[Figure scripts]
━━━━━━━━━━━━━━━━━━━━━━━━━━━━━━

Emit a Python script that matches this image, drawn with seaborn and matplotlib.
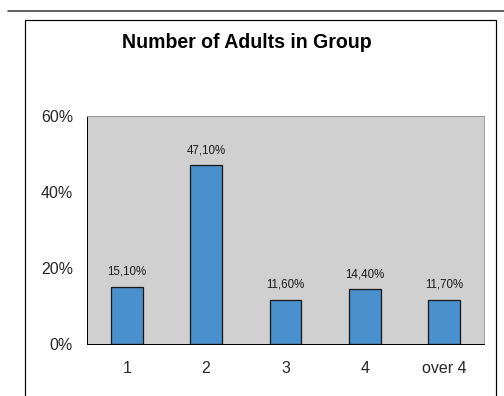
import matplotlib
matplotlib.use("Agg")
import matplotlib.pyplot as plt
import seaborn as sns
from matplotlib.lines import Line2D
from matplotlib.patches import Rectangle
from matplotlib.ticker import FixedLocator

categories = ["1", "2", "3", "4", "over 4"]
shares = [15.1, 47.1, 11.6, 14.4, 11.7]
value_labels = ["15,10%", "47,10%", "11,60%", "14,40%", "11,70%"]
y_ticks = [0, 20, 40, 60]
y_tick_labels = ["0%", "20%", "40%", "60%"]
title = "Number of Adults in Group"

sns.set_style("white")
plt.rcParams["font.family"] = ["Liberation Sans", "DejaVu Sans"]

W, H = 504, 396
fig = plt.figure(figsize=(W / 72, H / 72), dpi=72)

# plot area in pixel coordinates
left, right, top, bottom = 87, 484, 116, 344
ax = fig.add_axes([left / W, 1 - bottom / H, (right - left) / W, (bottom - top) / H])
ax.set_facecolor("#d0d0d0")

sns.barplot(x=categories, y=shares, color="#4a90cd", width=0.4,
            edgecolor="#1a1a1a", linewidth=1.3, saturation=1, ax=ax)

ax.set_xlim(-0.5, len(categories) - 0.5)
ax.set_ylim(0, 60)
ax.set_yticks(y_ticks)
ax.set_yticklabels(y_tick_labels, fontsize=16)
ax.tick_params(axis="y", direction="out", length=7, width=1, color="black", pad=7)
ax.tick_params(axis="x", which="major", length=0, labelsize=16, pad=17)
ax.xaxis.set_minor_locator(FixedLocator([i - 0.5 for i in range(len(categories) + 1)]))
ax.tick_params(axis="x", which="minor", direction="out", length=5, width=1, color="black")
ax.set_xlabel("")
ax.set_ylabel("")

for side in ["left", "bottom"]:
    ax.spines[side].set_visible(True)
    ax.spines[side].set_color("black")
    ax.spines[side].set_linewidth(1)
for side in ["top", "right"]:
    ax.spines[side].set_visible(True)
    ax.spines[side].set_color("#9a9a9a")
    ax.spines[side].set_linewidth(1)

for i, (v, lab) in enumerate(zip(shares, value_labels)):
    ax.annotate(lab, (i, v), xytext=(0, 9), textcoords="offset points",
                ha="center", va="bottom", fontsize=11.5, color="#1a1a1a")

# chart frame and title
fig.add_artist(Line2D([8 / W, 1], [1 - 10.5 / H, 1 - 10.5 / H], color="#333333", lw=1.5))
fig.add_artist(Rectangle((25 / W, -0.05), (496 - 25) / W, 1.05 - 20 / H,
                         fill=False, edgecolor="black", lw=1.2,
                         transform=fig.transFigure))
fig.text(247 / W, 1 - 43 / H, title, ha="center", va="center",
         fontsize=19.5, fontweight="bold", color="black")

fig.savefig("out.png", dpi=72)
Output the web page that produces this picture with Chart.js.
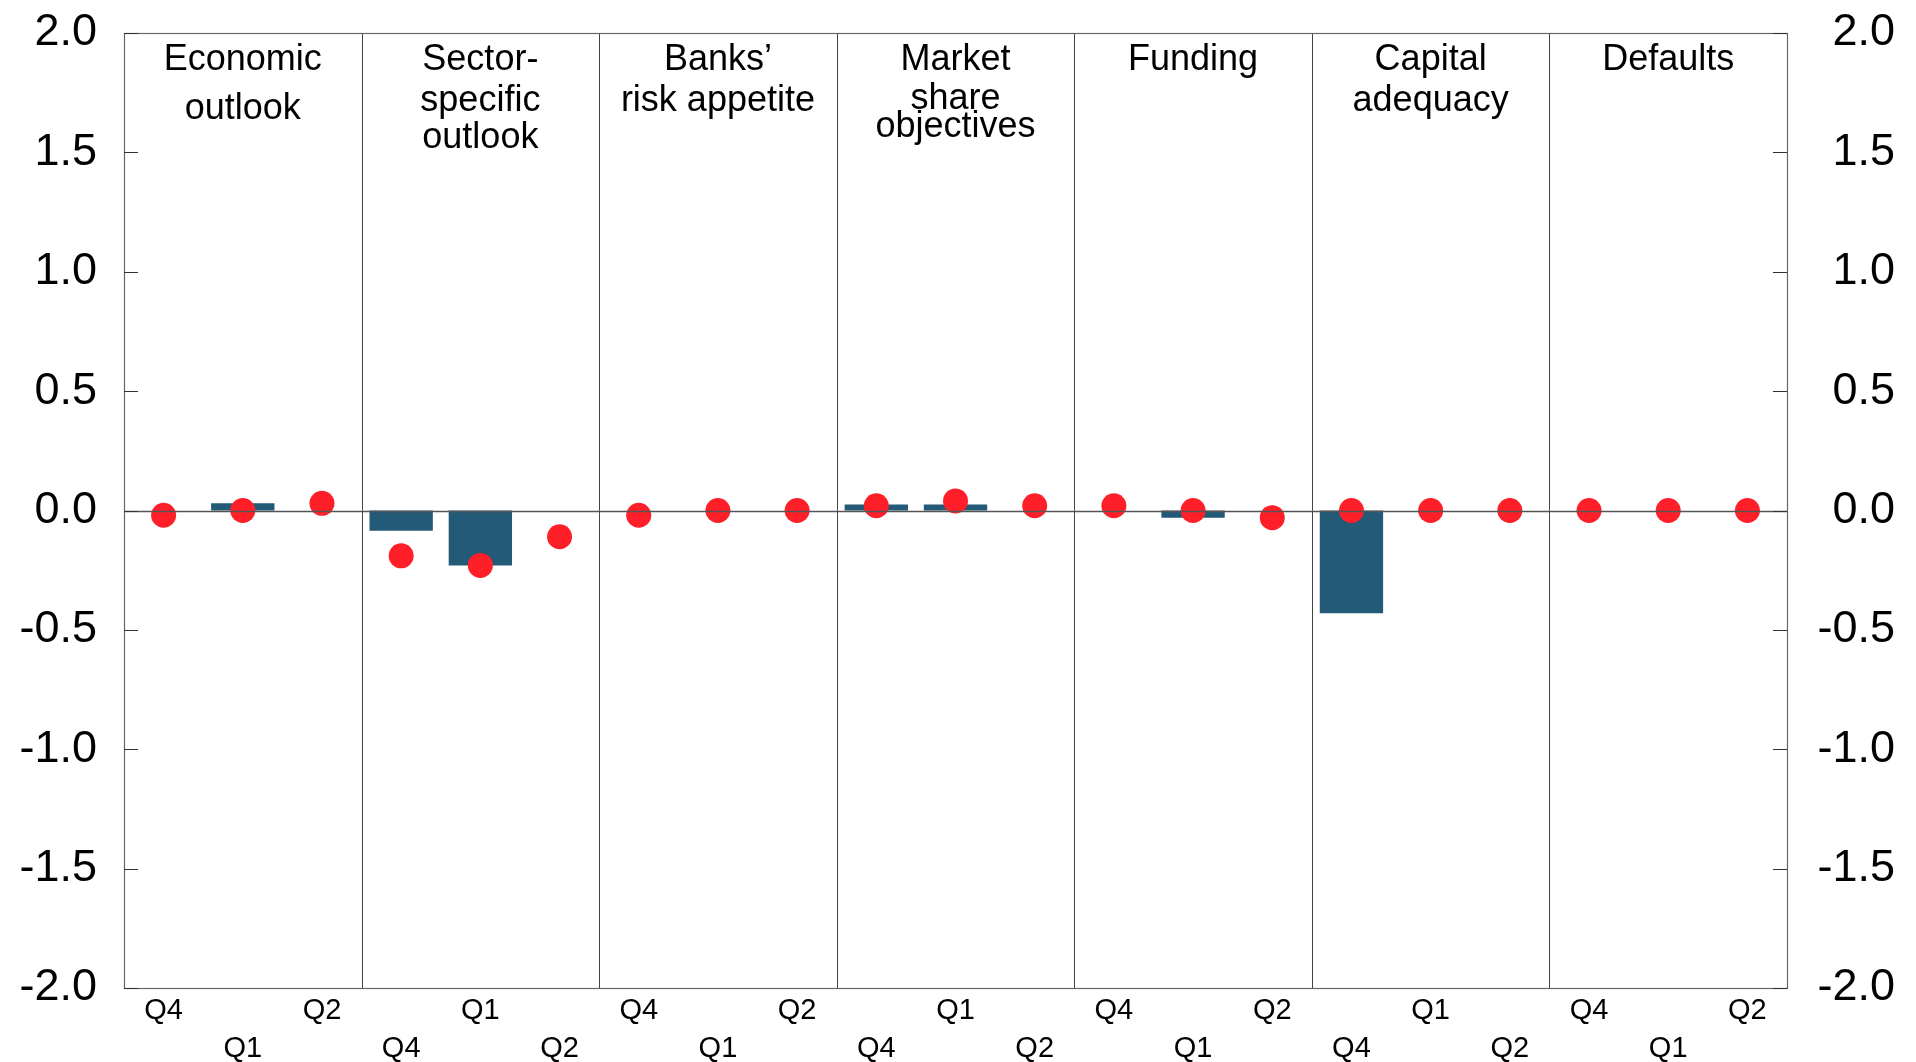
<!DOCTYPE html>
<html>
<head>
<meta charset="utf-8">
<script src="https://cdn.jsdelivr.net/npm/chart.js@4.4.0/dist/chart.umd.min.js"></script>
<style>
html,body{margin:0;padding:0;background:#fff;}
#wrap{width:1916px;height:1062px;position:relative;}
</style>
</head>
<body>
<div id="wrap"><canvas id="c"></canvas></div>
<script>
const quarters = ['Q4','Q1','Q2','Q4','Q1','Q2','Q4','Q1','Q2','Q4','Q1','Q2','Q4','Q1','Q2','Q4','Q1','Q2','Q4','Q1','Q2'];
const groupTitles = [
  ['Economic','outlook'],
  ['Sector-','specific','outlook'],
  ['Banks\u2019','risk appetite'],
  ['Market','share','objectives'],
  ['Funding'],
  ['Capital','adequacy'],
  ['Defaults']
];
const barValues = [0, 0.03, 0, -0.085, -0.23, 0, 0, 0, 0, 0.025, 0.025, 0, 0, -0.03, 0, -0.43, 0, 0, 0, 0, 0];
const dotValues = [-0.02, 0, 0.03, -0.19, -0.23, -0.11, -0.02, 0, 0, 0.02, 0.04, 0.02, 0.02, 0, -0.03, 0, 0, 0, 0, 0, 0];
const yTicks = [-2.0, -1.5, -1.0, -0.5, 0.0, 0.5, 1.0, 1.5, 2.0];

const FONT = "'Liberation Sans', Arial, sans-serif";

// per-group header baselines (pixel offsets from top of chart area)
const headerBaselines = [[37, 86], [37, 78, 115], [37, 78], [37, 76, 104], [37], [37, 78], [37]];

const framePlugin = {
  id: 'frame',
  afterDatasetsDraw(chart) {
    const {ctx, chartArea: a, scales} = chart;
    const x = scales.x, y = scales.y;
    ctx.save();
    const y0 = Math.round(y.getPixelForValue(0)) + 0.5;
    ctx.strokeStyle = '#555';
    ctx.lineWidth = 1.5;
    ctx.beginPath(); ctx.moveTo(a.left, y0); ctx.lineTo(a.right, y0); ctx.stroke();
    ctx.strokeStyle = '#444';
    ctx.lineWidth = 1;
    for (let g = 1; g < groupTitles.length; g++) {
      const px = Math.round((x.getPixelForValue(g * 3 - 1) + x.getPixelForValue(g * 3)) / 2) + 0.5;
      ctx.beginPath(); ctx.moveTo(px, a.top); ctx.lineTo(px, a.bottom); ctx.stroke();
    }
    ctx.strokeStyle = '#666';
    ctx.lineWidth = 1.2;
    ctx.strokeRect(Math.round(a.left) + 0.5, Math.round(a.top) + 0.5, Math.round(a.right - a.left), Math.round(a.bottom - a.top));
    ctx.strokeStyle = '#333';
    ctx.lineWidth = 1.2;
    yTicks.forEach(v => {
      const py = Math.round(y.getPixelForValue(v)) + 0.5;
      ctx.beginPath();
      ctx.moveTo(a.left, py); ctx.lineTo(a.left + 14, py);
      ctx.moveTo(a.right - 14, py); ctx.lineTo(a.right, py);
      ctx.stroke();
    });
    ctx.fillStyle = '#000';
    ctx.font = '36px ' + FONT;
    ctx.textAlign = 'center';
    ctx.textBaseline = 'alphabetic';
    groupTitles.forEach((lines, g) => {
      const cx = x.getPixelForValue(g * 3 + 1);
      lines.forEach((t, i) => {
        ctx.fillText(t, cx, a.top + headerBaselines[g][i]);
      });
    });
    ctx.restore();
  }
};

function noVPad(s) { s.paddingTop = 0; s.paddingBottom = 0; }

new Chart(document.getElementById('c'), {
  type: 'bar',
  data: {
    labels: quarters,
    datasets: [
      {
        type: 'line',
        data: dotValues,
        showLine: false,
        pointRadius: 12.5,
        pointHoverRadius: 12.5,
        pointBackgroundColor: '#fe1f28',
        pointBorderWidth: 0,
        borderColor: '#fe1f28',
        order: 0,
        yAxisID: 'y'
      },
      {
        type: 'bar',
        data: barValues,
        backgroundColor: '#235a78',
        borderWidth: 0,
        barPercentage: 0.8,
        categoryPercentage: 1.0,
        order: 1,
        yAxisID: 'y'
      }
    ]
  },
  options: {
    responsive: true,
    maintainAspectRatio: false,
    animation: false,
    layout: {padding: {top: 33, left: 0, right: 21, bottom: 0}},
    plugins: {legend: {display: false}, tooltip: {enabled: false}},
    scales: {
      x: {
        offset: true,
        grid: {display: false, drawTicks: false},
        border: {display: false},
        ticks: {
          autoSkip: false,
          maxRotation: 0,
          padding: 4,
          color: '#000',
          font: {family: FONT, size: 29, lineHeight: 1.3},
          callback: (v, i) => (i % 2 === 0 ? [quarters[i], ''] : ['', quarters[i]])
        },
        afterFit: s => { s.height = 74; s.paddingLeft = 0; s.paddingRight = 0; }
      },
      y: {
        position: 'left',
        min: -2, max: 2,
        grid: {display: false, drawTicks: false},
        border: {display: false},
        ticks: {
          stepSize: 0.5,
          padding: 27,
          color: '#000',
          font: {family: FONT, size: 45},
          callback: v => v.toFixed(1)
        },
        afterFit: s => { s.width = 124; noVPad(s); }
      },
      y2: {
        position: 'right',
        min: -2, max: 2,
        grid: {display: false, drawTicks: false},
        border: {display: false},
        ticks: {
          stepSize: 0.5,
          padding: 1,
          crossAlign: 'far',
          color: '#000',
          font: {family: FONT, size: 45},
          callback: v => v.toFixed(1)
        },
        afterFit: s => { s.width = 108; noVPad(s); }
      }
    }
  },
  plugins: [framePlugin]
});
</script>
</body>
</html>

━━━━━━━━━━━━━━━━━━━━━━━━━━━━━━

# EXERCISE PROMPT
Above are some records. Output exactly the lines from the one that contains "Output the web" to the one that contains "[37, 78], [37]];", keeping both, and omit the pictures.

# RESULT OF THE TASK
Output the web page that produces this picture with Chart.js.
<!DOCTYPE html>
<html>
<head>
<meta charset="utf-8">
<script src="https://cdn.jsdelivr.net/npm/chart.js@4.4.0/dist/chart.umd.min.js"></script>
<style>
html,body{margin:0;padding:0;background:#fff;}
#wrap{width:1916px;height:1062px;position:relative;}
</style>
</head>
<body>
<div id="wrap"><canvas id="c"></canvas></div>
<script>
const quarters = ['Q4','Q1','Q2','Q4','Q1','Q2','Q4','Q1','Q2','Q4','Q1','Q2','Q4','Q1','Q2','Q4','Q1','Q2','Q4','Q1','Q2'];
const groupTitles = [
  ['Economic','outlook'],
  ['Sector-','specific','outlook'],
  ['Banks\u2019','risk appetite'],
  ['Market','share','objectives'],
  ['Funding'],
  ['Capital','adequacy'],
  ['Defaults']
];
const barValues = [0, 0.03, 0, -0.085, -0.23, 0, 0, 0, 0, 0.025, 0.025, 0, 0, -0.03, 0, -0.43, 0, 0, 0, 0, 0];
const dotValues = [-0.02, 0, 0.03, -0.19, -0.23, -0.11, -0.02, 0, 0, 0.02, 0.04, 0.02, 0.02, 0, -0.03, 0, 0, 0, 0, 0, 0];
const yTicks = [-2.0, -1.5, -1.0, -0.5, 0.0, 0.5, 1.0, 1.5, 2.0];

const FONT = "'Liberation Sans', Arial, sans-serif";

// per-group header baselines (pixel offsets from top of chart area)
const headerBaselines = [[37, 86], [37, 78, 115], [37, 78], [37, 76, 104], [37], [37, 78], [37]];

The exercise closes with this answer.